When it comes to Black-Jewish relations, a starting place in this wrestling and embracing is to remember that we are overlapping communities. Black Jews make up an important part of the Jewish community. And then we need to remember that we are living in a country decisively shaped by the enslavement of Black people and the caste system that grew out of it. The two most important elements to keep in mind are that the extraction of Black wealth is both historic and ongoing through things like deed theft right here in Brooklyn, and that Black people are consistently cast as criminals. One of the primary antisemitic conspiracy theories is that Jews are wealth extractors, a stereotype that predates the Black-Jewish relationship but hits a nerve in Black history and experience. To complicate matters, a disproportionate number of Jews have been and are engaged in deed theft in Brooklyn, meaning taking Black people’s houses illegally. What I said to Pastor Waterman, our friend at Antioch Baptist Church is, when that happens we should all denounce it together and say: “the people who did that are bad people,” not “that’s what Jews are like”.  And when Black people say antisemitic things, if white Jewish people treat them like criminals and call for punishments, like just happened with Kyrie Irving, we are perpetuating systemic racism and not facilitating learning or intergroup understanding. Instead, our stance ought to be: “that thing you said was bad, let me explain why.” Better yet, by building relationships of trust with our Black friends and allies, they should say that on our behalf.

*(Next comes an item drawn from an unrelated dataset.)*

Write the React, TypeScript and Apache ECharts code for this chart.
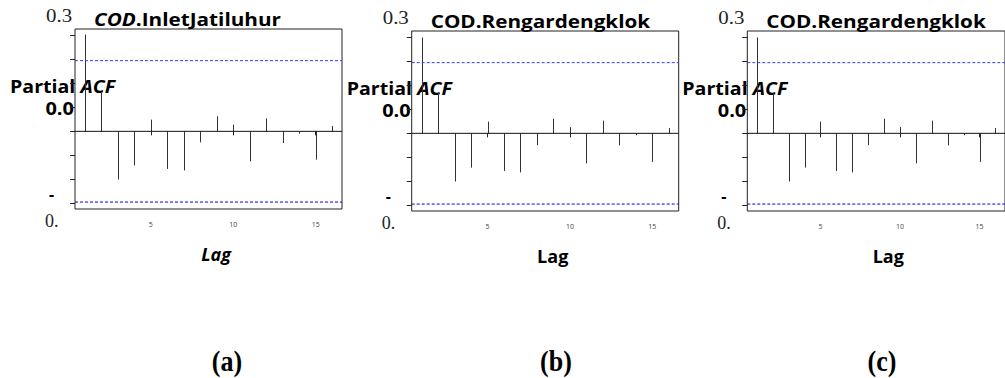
import React, { useEffect, useRef } from "react";
import * as echarts from "echarts";

const lags = [1, 2, 3, 4, 5, 6, 7, 8, 9, 10, 11, 12, 13, 14, 15, 16];
const pacfA = [0.404, 0.16, -0.201, -0.142, 0.049, -0.157, -0.163, -0.046, 0.063, 0.028, -0.125, 0.054, -0.049, -0.01, -0.118, 0.022];
const pacfB = [0.4, 0.167, -0.201, -0.143, 0.049, -0.157, -0.163, -0.049, 0.061, 0.026, -0.125, 0.053, -0.05, -0.008, -0.119, 0.022];
const pacfC = [0.4, 0.167, -0.201, -0.143, 0.049, -0.157, -0.163, -0.049, 0.061, 0.026, -0.125, 0.053, -0.05, -0.008, -0.119, 0.022];
const confLimit = 0.295;
const xRange = [0.4, 16.6];
const yTickValues = [-0.3, -0.2, -0.1, 0, 0.1, 0.2, 0.3, 0.4];
const xTickValues = [5, 10, 15];
const titles = [
  { italic: "COD", rest: ".InletJatiluhur" },
  { italic: "", rest: "COD.Rengardengklok" },
  { italic: "", rest: "COD.Rengardengklok" },
];
const lagLabels = ["Lag", "Lag", "Lag"];
const lagItalic = [true, false, false];
const panelLetters = ["(a)", "(b)", "(c)"];
const yTextTop = "0.3";
const yTextMid = "0.0";
const yTextDash = "-";
const yTextBottom = "0.";

const panels = [
  { left: 75, top: 29, data: pacfA, letterX: 227 },
  { left: 411.7, top: 31, data: pacfB, letterX: 556 },
  { left: 747.3, top: 31, data: pacfC, letterX: 882 },
];
const W = 267;
const H = 180;
const SANS = "'Open Sans', Lato, sans-serif";
const SERIF = "'Liberation Serif', 'DejaVu Serif', serif";

export default function App() {
  const ref = useRef<HTMLDivElement>(null);
  useEffect(() => {
    if (!ref.current) return;
    const chart = echarts.init(ref.current, null, { renderer: "svg" });
    const grids: any[] = [];
    const xAxes: any[] = [];
    const yAxes: any[] = [];
    const series: any[] = [];
    const graphics: any[] = [];
    panels.forEach((p, i) => {
      grids.push({
        left: p.left,
        top: p.top,
        width: W,
        height: H,
        show: true,
        borderColor: "#222",
        borderWidth: 1,
        backgroundColor: "transparent",
      });
      xAxes.push({
        type: "value",
        gridIndex: i,
        min: xRange[0],
        max: xRange[1],
        splitLine: { show: false },
        axisLine: { show: false },
        axisTick: { show: true, customValues: xTickValues, length: 4, lineStyle: { color: "#222" } },
        axisLabel: { show: true, customValues: xTickValues, fontSize: 7, color: "#444", margin: 12, fontFamily: SANS },
      });
      yAxes.push({
        type: "value",
        gridIndex: i,
        min: -0.324,
        max: 0.427,
        splitLine: { show: false },
        axisLine: { show: false },
        axisTick: { show: true, customValues: yTickValues, length: 5, lineStyle: { color: "#222" } },
        axisLabel: { show: false },
      });
      series.push({
        type: "line",
        xAxisIndex: i,
        yAxisIndex: i,
        data: [[xRange[0], 0], [xRange[1], 0]],
        symbol: "none",
        silent: true,
        lineStyle: { color: "#111", width: 1 },
      });
      series.push({
        type: "line",
        xAxisIndex: i,
        yAxisIndex: i,
        data: [[xRange[0], confLimit], [xRange[1], confLimit]],
        symbol: "none",
        silent: true,
        lineStyle: { color: "#3b3bff", width: 1, type: [3, 2] },
      });
      series.push({
        type: "line",
        xAxisIndex: i,
        yAxisIndex: i,
        data: [[xRange[0], -confLimit], [xRange[1], -confLimit]],
        symbol: "none",
        silent: true,
        lineStyle: { color: "#0000ff", width: 1, type: [3, 2] },
      });
      series.push({
        type: "custom",
        xAxisIndex: i,
        yAxisIndex: i,
        data: lags.map((l, k) => [l, p.data[k]]),
        renderItem: (params: any, api: any) => {
          const x = api.value(0);
          const v = api.value(1);
          const p0 = api.coord([x, 0]);
          const p1 = api.coord([x, v]);
          return {
            type: "line",
            shape: { x1: Math.round(p0[0]) + 0.5, y1: p0[1], x2: Math.round(p1[0]) + 0.5, y2: p1[1] },
            style: { stroke: "#333", lineWidth: 1 },
          };
        },
      });
      const ox = p.left;
      const ot = p.top;
      const t = titles[i];
      graphics.push({
        type: "text",
        x: ox + 19,
        y: ot - 10,
        scaleX: 1.12,
        style: {
          text: (t.italic ? "{i|" + t.italic + "}" : "") + "{n|" + t.rest + "}",
          verticalAlign: "middle",
          rich: {
            i: { fontFamily: SANS, fontSize: 18.5, lineHeight: 19, fontWeight: "bold", fontStyle: "italic", fill: "#000" },
            n: { fontFamily: SANS, fontSize: 18.5, lineHeight: 19, fontWeight: "bold", fill: "#000" },
          },
        },
      });
      graphics.push({
        type: "text",
        x: ox - 29,
        y: ot - 13.5,
        scaleX: 1.1,
        style: { text: yTextTop, font: "19px " + SERIF, fill: "#222", verticalAlign: "middle" },
      });
      graphics.push({
        type: "text",
        x: ox - 65,
        y: ot + 57.5,
        scaleX: 1.06,
        style: {
          text: "{n|Partial }{i|ACF}",
          verticalAlign: "middle",
          rich: {
            i: { fontFamily: SANS, fontSize: 18.5, lineHeight: 17, fontWeight: "bold", fontStyle: "italic", fill: "#000" },
            n: { fontFamily: SANS, fontSize: 18.5, lineHeight: 17, fontWeight: "bold", fill: "#000" },
          },
        },
      });
      graphics.push({
        type: "text",
        x: ox - 1,
        y: ot + 79,
        scaleX: 1.08,
        style: { text: yTextMid, font: "bold 18.5px " + SANS, lineHeight: 17, fill: "#000", align: "right", verticalAlign: "middle" },
      });
      graphics.push({
        type: "text",
        x: ox - 26,
        y: ot + 165,
        style: { text: yTextDash, font: "bold 16px " + SANS, fill: "#000", verticalAlign: "middle" },
      });
      graphics.push({
        type: "text",
        x: ox - 30,
        y: ot + 192,
        style: { text: yTextBottom, font: "18px " + SERIF, fill: "#222", verticalAlign: "middle" },
      });
      graphics.push({
        type: "text",
        x: ox + 141,
        y: ot + 225,
        style: {
          text: lagLabels[i],
          font: (lagItalic[i] ? "italic " : "") + "bold 18px " + SANS,
          fill: "#000",
          align: "center",
          verticalAlign: "middle",
        },
      });
      graphics.push({
        type: "text",
        x: p.letterX,
        y: 362,
        scaleY: 1.1,
        style: { text: panelLetters[i], font: "bold 26px " + SERIF, fill: "#000", align: "center", verticalAlign: "middle" },
      });
    });
    chart.setOption({
      animation: false,
      backgroundColor: "#fff",
      grid: grids,
      xAxis: xAxes,
      yAxis: yAxes,
      series,
      graphic: graphics,
    });
    return () => chart.dispose();
  }, []);
  return <div ref={ref} style={{ position: "fixed", left: 0, top: 0, width: 1005, height: 378 }} />;
}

In the Torah, the wrestling between Jacob and Esau did lead to embrace between the brothers, and tears and kisses and forgiveness and seeing each other’s faces as if they were the face of God. I believe that’s possible for us too.

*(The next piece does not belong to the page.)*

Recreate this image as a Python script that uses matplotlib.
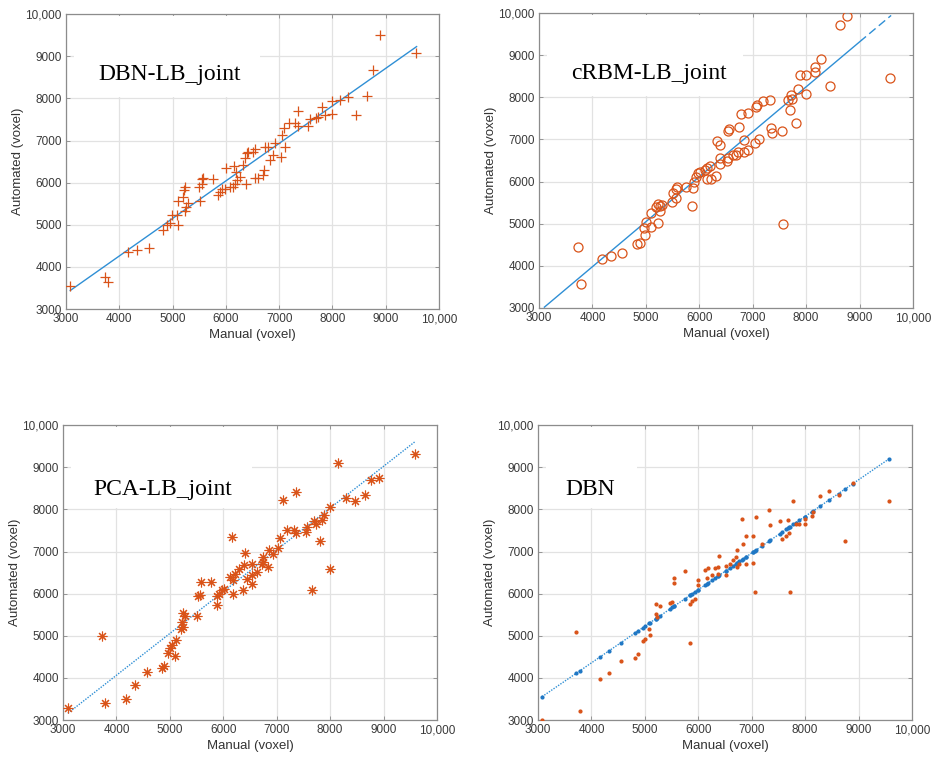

And finally, we wrestle with God, who made us Jews. Did You mean it to be this hard, God? We know we have become too small in our Jewishness. For a lot of us, it hasn’t been high on our priority list. We’ve been trying to provide for our families, to contribute our gifts to the world, to heal human society of its many forms of injustice, and to find a new way to live on the earth so our grandchildren will have a future. A lot of us don’t even believe in You, God, at least not in the ways that our ancestors articulated it, so we come into Your sanctuaries and wonder whether we really belong here. We kind of have one foot out the door. And because we haven’t really been challenged as a people in a long time, we haven’t had to claim being Jewish with our whole hearts and minds and souls. 

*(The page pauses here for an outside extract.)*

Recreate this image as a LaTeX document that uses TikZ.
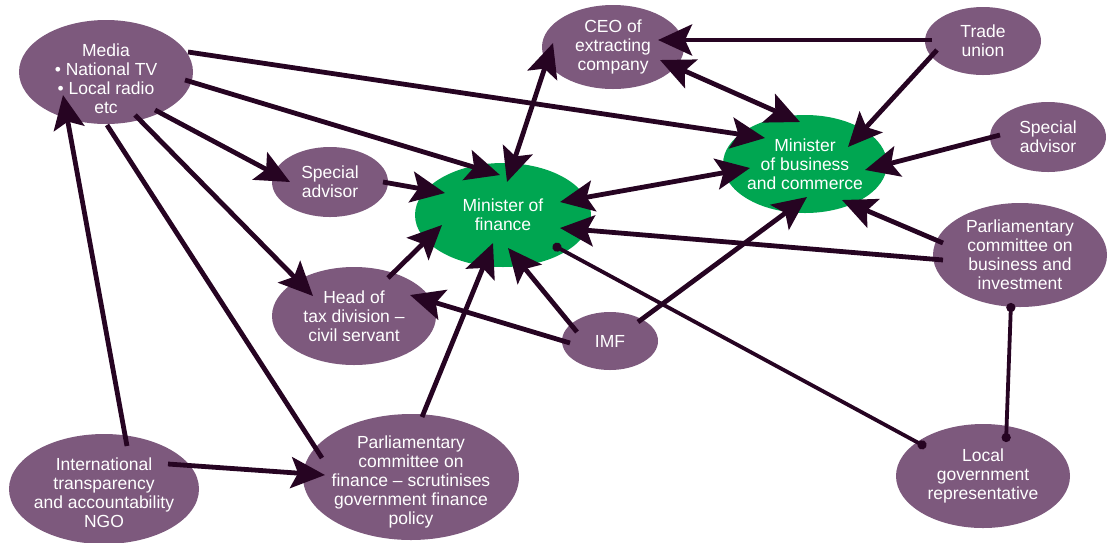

We haven’t had to determine what we ourselves– each of us– absolutely love and are proud of about being Jewish– for a lot of people it’s not going to be prayer – or even Torah – but we each have to find something we love about being Jewish because it is who we are. It could be Jewish literature or history or comedy, it could be holidays and family and community – but it has to be something, so that we walk through the world with our heads up high about the brilliant, creative tradition we come from, and so that we feel real love and affection for our own people. 

It is time for us to grow bigger, Jewish people. 

So we can say wholeheartedly: Baruch Atah Adonai Eloheinu Melech Ha’Olam SheAsani Yisrael. Blessed are You Adonai, our God, sovereign of the universe, for making me a Jew.